We were greeted at the run-out of the chute by a large group of climbers roped together in glacier traveling style. It appeared to be guided group preparing for an expedition somewhere else in the world. Today this well clad group must have been practicing extreme patience as they showed little upward progress during our short break beside them. I felt a bit claustrophobic with so many mountain enthusiasts on the narrow strip of snow so early in the morning. I don’t mind people getting out in the mountains but being from the Western Slope I am not so accustomed to populated outdoor settings. Despite my feelings we were happy to head to civilization as we lashed our skis and board to backpacks and ambled down the road just in time for the breakfast cutoff at the rustic Prospector in posh downtown Breckenridge.
After this hot May I doubt there will be enough snow left for this route until next winter. There should be some classic high ski routes ready to ski until mid June. The skiing route described here was in good condition but caution is advised. Many people have died on the Cristo Couloir (and other high chutes in spring) due to avalanches and sliding down the ice.
I recommend a climb of Quandary in almost any season via the East Ridge Route. The easy access, relatively short climb, and the avalanche safe aspect of the wind blown ridge make this route the most convenient in the state. It is the fourteener to climb when the weather is questionable; avalanche danger is a consideration (always is in winter.) It is also a good warm up for longer mountain climbs. Studies have also shown that spending time at altitude can increase your physical performance at lower altitudes, like for a 5K race with your unsuspecting running buddies.
To get there take I-70 East to Exit# 201 in Frisco, CO. Follow County Road 9 through Breckenridge, past the burgeoning suburb of Blue River up to a right turn West onto Monte Cristo Road. The new East Ridge access is a parking area just to the right. For the Cristo Couloir and more difficult hikes and climbs continue on the high clearance 2-whell drive road to the end below the Blue Mountain Reservoir Damn. Christo Couloir is just ahead to the right up the obvious bulk of Quandary Peak. Many high thirteen-thousand foot peaks can be accessed here as well.
Bring it on!
Regardless of the weather report, always bring a shell and medium insulation for wind, rain, or snow in any season. I prefer mid-top shoes with good stiff sticky soles that are lightweight but avoid ankle twisting when you are miles from your car. Bring a buddy and tell you other buddies where you are going. A snack or two, multi-knife, compass, map, duct tape, sunscreen, sunglasses, aspirin for pain and altitude, and other essentials are a good idea to have along for anything “possible.”

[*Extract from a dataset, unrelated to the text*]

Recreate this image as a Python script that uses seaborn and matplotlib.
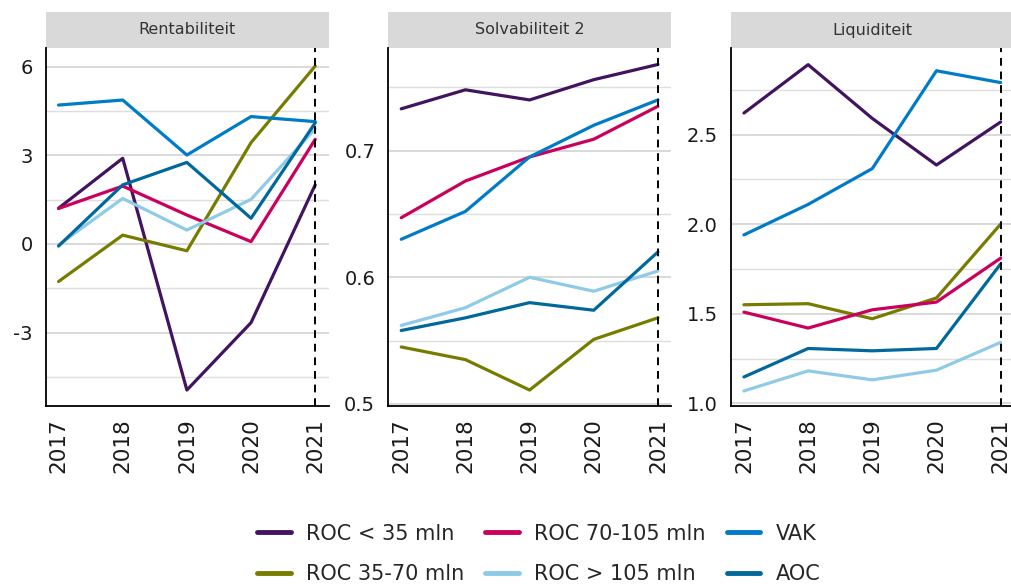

Louis Dawson’s Guide to the Colorado Fourteeners Volume 1, North Peaks is a great book for climbing routes, road access info, and detailed descriptions for all seasons of hiking, climbing, and skiing on the fourteeners. Louis’ Volume 2, The South Peaks completes the battery of info you’ll need to fuel the fourteener obsession that will likely start once you feel the buzz of a high Colorado summit.